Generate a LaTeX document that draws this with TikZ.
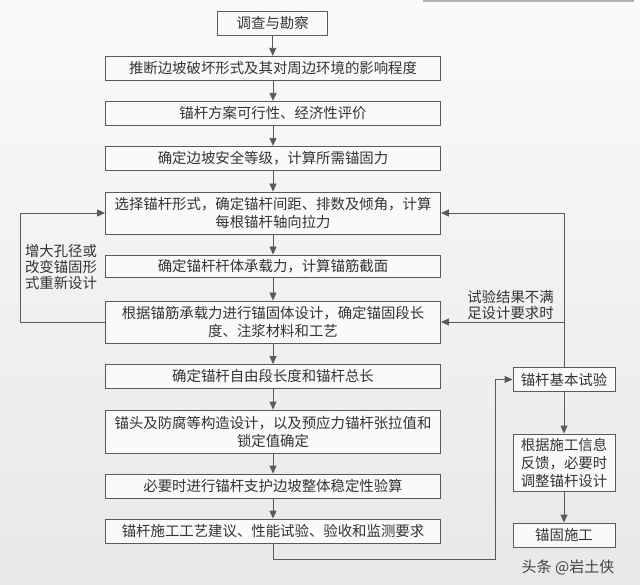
\documentclass[tikz,border=0pt]{standalone}
\usepackage{fontspec}
\setmainfont{Noto Sans CJK SC}
\usetikzlibrary{arrows.meta, calc}

\begin{document}
\begin{tikzpicture}[x=1pt, y=-1pt, font=\fontsize{14.4}{18}\selectfont, text=black!80,
    blk/.style={draw=black!65, line width=0.9pt, fill=black!2, minimum width=335pt, minimum height=24pt, inner sep=0.5pt, align=center},
    sbk/.style={blk, minimum width=102pt},
    note/.style={align=left, inner sep=0pt, font=\fontsize{14.4}{16}\selectfont},
    arr/.style={draw=black!65, line width=0.9pt, -{Triangle[length=8pt, width=7pt]}}]
    \useasboundingbox (0,0) rectangle (640,585);
    \shade[top color=black!2, bottom color=black!9] (0,0) rectangle (640,585);
    \fill[black!30] (423,0) rectangle (634,2);

    \node[blk, minimum width=110pt] (b1) at (272.7,23.3) {调查与勘察};
    \node[blk] (b2)  at (273,68.3)  {推断边坡破坏形式及其对周边环境的影响程度};
    \node[blk] (b3)  at (273,113.3) {锚杆方案可行性、经济性评价};
    \node[blk] (b4)  at (273,158.3) {确定边坡安全等级，计算所需锚固力};
    \node[blk, minimum height=42pt] (b5) at (273,213) {选择锚杆形式，确定锚杆间距、排数及倾角，计算\\每根锚杆轴向拉力};
    \node[blk, minimum height=22pt] (b6) at (273,266) {确定锚杆杆体承载力，计算锚筋截面};
    \node[blk, minimum height=42pt] (b7) at (273,322) {根据锚筋承载力进行锚固体设计，确定锚固段长\\度、注浆材料和工艺};
    \node[blk] (b8)  at (273,376.5) {确定锚杆自由段长度和锚杆总长};
    \node[blk, minimum height=43pt] (b9) at (273,431.5) {锚头及防腐等构造设计，以及预应力锚杆张拉值和\\锁定值确定};
    \node[blk] (b10) at (273,486)   {必要时进行锚杆支护边坡整体稳定性验算};
    \node[blk] (b11) at (273,531)   {锚杆施工工艺建议、性能试验、验收和监测要求};

    \node[sbk] (r1) at (564,379.5) {锚杆基本试验};
    \node[sbk, minimum height=57pt] (r2) at (564,462.5) {根据施工信息\\反馈，必要时\\调整锚杆设计};
    \node[sbk] (r3) at (564,535) {锚固施工};

    \node[note] (redo) at (61,267) {增大孔径或\\改变锚固形\\式重新设计};
    \node[note] (fail) at (510.5,304.5) {试验结果不满\\足设计要求时};
    \node[text=black!75, font=\fontsize{15}{15}\selectfont] (mark) at (568,567) {头条 @岩土侠};

    \coordinate (lx) at (20,0);
    \coordinate (bx) at (495,559);
    \foreach \a/\b in {b1/b2, b2/b3, b3/b4, b4/b5, b5/b6, b6/b7, b7/b8, b8/b9, b9/b10, b10/b11, r1/r2, r2/r3}
      \draw[arr] (\a.south) -- (\a.south |- \b.north);
    \draw[arr] (b7.west) -- (b7.west -| lx) |- (b5.west);
    \draw[arr] (r1.north) |- (b5.east);
    \draw[arr] (r1.north |- b7.east) -- (b7.east);
    \draw[arr] (b11.south) |- (bx) |- (r1.west);
\end{tikzpicture}
\end{document}
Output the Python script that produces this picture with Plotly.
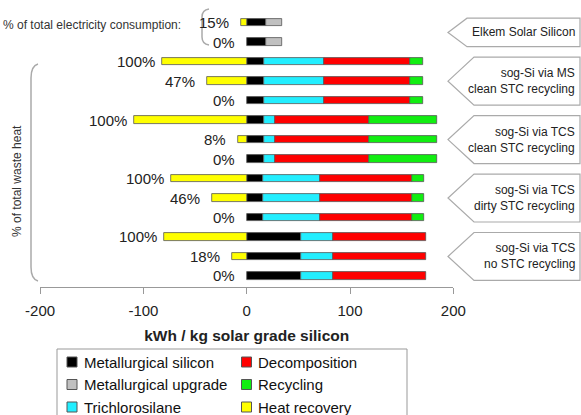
import plotly.graph_objects as go

W, H = 581, 415

# ---------------- data ----------------
group_names = [
    "Elkem Solar Silicon",
    "sog-Si via MS<br>clean STC recycling",
    "sog-Si via TCS<br>clean STC recycling",
    "sog-Si via TCS<br>dirty STC recycling",
    "sog-Si via TCS<br>no STC recycling",
]
row_group = [0, 0, 1, 1, 1, 2, 2, 2, 3, 3, 3, 4, 4, 4]
pct_labels = ["15%", "0%", "100%", "47%", "0%", "100%", "8%", "0%",
              "100%", "46%", "0%", "100%", "18%", "0%"]

met_si = [18.4, 18.4, 17, 17, 17, 17, 17, 17, 16, 16, 16, 53, 53, 53]
met_upgrade = [15.5, 15.5, None, None, None, None, None, None, None, None, None, None, None, None]
trichlorosilane = [None, None, 58, 58, 58, 10.7, 10.7, 10.7, 55.5, 55.5, 55.5, 30.7, 30.7, 30.7]
decomposition = [None, None, 83, 83, 83, 91, 91, 91, 89, 89, 89, 90.3, 90.3, 90.3]
recycling = [None, None, 13, 13, 13, 65.5, 65.5, 65.5, 11, 11, 11, None, None, None]
heat_recovery = [-5.8, None, -82, -38, None, -109, -8.7, None, -73, -33.6, None, -80, -14.2, None]

x_ticks = [-200, -100, 0, 100, 200]
x_title = "kWh / kg solar grade silicon"
elec_label = "% of total electricity consumption:"
heat_label = "% of total waste heat"

series_names = ["Metallurgical silicon", "Metallurgical upgrade", "Trichlorosilane",
                "Decomposition", "Recycling", "Heat recovery"]
series_values = [met_si, met_upgrade, trichlorosilane, decomposition, recycling, heat_recovery]
series_colors = ["#000000", "#C0C0C0", "#22EEFF", "#FF0000", "#11EE11", "#FFFF00"]

# ---------------- layout helpers (pixel -> paper) ----------------
def PX(x):
    return x / W

def PY(y):
    return 1 - y / H

FONT = "Arial, Liberation Sans, Helvetica, sans-serif"
rows = list(range(len(pct_labels)))
row0_px, row_step_px = 22.7, 19.48
axis_px = 287
y_top = -row0_px / row_step_px
y_bot = (axis_px - row0_px) / row_step_px

fig = go.Figure()
for name, vals, col in zip(series_names, series_values, series_colors):
    fig.add_trace(go.Bar(
        y=rows, x=vals, orientation="h", name=name,
        marker=dict(color=col, line=dict(color="#555555", width=0.8)),
        width=0.38, showlegend=False,
    ))
# empty trace so that the label axis (x2) is drawn
fig.add_trace(go.Scatter(x=[], y=[], xaxis="x2", yaxis="y",
                         showlegend=False, hoverinfo="skip"))

annotations = []
shapes = []

# percentage labels left of each bar
for r, lab in enumerate(pct_labels):
    start = heat_recovery[r] if heat_recovery[r] is not None else 0
    annotations.append(dict(
        x=start, y=r, xref="x", yref="y", text=lab, showarrow=False,
        xanchor="right", yanchor="middle",
        xshift=-5 if lab == "100%" else -10,
        font=dict(family=FONT, size=15, color="#222222"),
    ))

# right-hand callout boxes
for g, gname in enumerate(group_names):
    members = [r for r in rows if row_group[r] == g]
    y0 = min(members) - 0.23
    y1 = max(members) + 0.23
    ym = (y0 + y1) / 2
    tip = PX(448)
    body = PX(467) if len(members) == 2 else PX(474)
    right = PX(580)
    path = (f"M {body},{y0} L {right},{y0} L {right},{y1} "
            f"L {body},{y1} L {tip},{ym} Z")
    shapes.append(dict(type="path", path=path, xref="paper", yref="y",
                       line=dict(color="#AAAAAA", width=1.2),
                       fillcolor="white", layer="below"))
    annotations.append(dict(
        x=PX(577), y=ym, xref="paper", yref="y", text=gname,
        showarrow=False, xanchor="right", yanchor="middle", align="right",
        font=dict(family=FONT, size=12, color="#222222"),
    ))

# brackets
shapes.append(dict(
    type="path", xref="paper", yref="paper",
    path=(f"M {PX(209)},{PY(9)} Q {PX(202)},{PY(10)} {PX(202)},{PY(17)} "
          f"L {PX(202)},{PY(37)} Q {PX(202)},{PY(44)} {PX(209)},{PY(45)}"),
    line=dict(color="#AAAAAA", width=1.5)))
shapes.append(dict(
    type="path", xref="paper", yref="paper",
    path=(f"M {PX(38)},{PY(64)} Q {PX(31)},{PY(66)} {PX(31)},{PY(78)} "
          f"L {PX(31)},{PY(267)} Q {PX(31)},{PY(279)} {PX(38)},{PY(281)}"),
    line=dict(color="#AAAAAA", width=1.5)))

# legend (frame, swatches, labels) - two columns of three
shapes.append(dict(type="rect", xref="paper", yref="paper",
                   x0=PX(57), x1=PX(407), y0=PY(425), y1=PY(349),
                   line=dict(color="#999999", width=1)))
leg_col_x = [72, 246.5]
leg_row_y = [362, 384.5, 407]
for i, (name, col) in enumerate(zip(series_names, series_colors)):
    cx = leg_col_x[i // 3]
    cy = leg_row_y[i % 3]
    shapes.append(dict(type="rect", xref="paper", yref="paper",
                       x0=PX(cx - 5), x1=PX(cx + 5), y0=PY(cy + 5), y1=PY(cy - 5),
                       fillcolor=col, line=dict(color="#555555", width=1)))
    annotations.append(dict(
        x=PX(cx + 9.5), y=PY(cy), xref="paper", yref="paper", text=name,
        showarrow=False, xanchor="left", yanchor="middle",
        font=dict(family=FONT, size=15, color="#111111")))

annotations.append(dict(
    x=PX(183), y=PY(25), xref="paper", yref="paper", text=elec_label,
    showarrow=False, xanchor="right", yanchor="middle",
    font=dict(family=FONT, size=12, color="#333333")))
annotations.append(dict(
    x=PX(17), y=PY(181), xref="paper", yref="paper", text=heat_label,
    showarrow=False, textangle=-90, xanchor="center", yanchor="middle",
    font=dict(family=FONT, size=12, color="#333333")))

x_domain = [PX(40.1), PX(453.3)]
fig.update_layout(
    width=W, height=H,
    margin=dict(l=0, r=0, t=0, b=0),
    paper_bgcolor="white", plot_bgcolor="white",
    barmode="relative",
    bargap=0,
    showlegend=False,
    font=dict(family=FONT, color="#222222"),
    xaxis=dict(
        domain=x_domain, range=[-200, 200],
        tickvals=x_ticks, showticklabels=False,
        ticks="outside", ticklen=6, tickcolor="#999999", tickwidth=1,
        showline=True, linecolor="#999999", linewidth=1,
        showgrid=False, zeroline=False, automargin=False,
    ),
    xaxis2=dict(
        overlaying="x", anchor="y", side="bottom",
        domain=x_domain, range=[-200, 200],
        tickvals=x_ticks, ticktext=[str(v) for v in x_ticks],
        ticks="outside", ticklen=10, tickcolor="rgba(0,0,0,0)",
        showline=False, showgrid=False, zeroline=False, automargin=False,
        tickfont=dict(family=FONT, size=15, color="#222222"),
        title=dict(text="<b>" + x_title + "</b>", standoff=12,
                   font=dict(family=FONT, size=15.5, color="#222222")),
    ),
    yaxis=dict(
        domain=[PY(axis_px), 1], range=[y_bot, y_top],
        visible=False, automargin=False,
    ),
    shapes=shapes,
    annotations=annotations,
)

fig.write_html("out.html")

________________________

- _PROBLEM_
Of the lines in the entries above, how many include "with"? Only the number should be given.

- _WRITTEN ANSWER_
2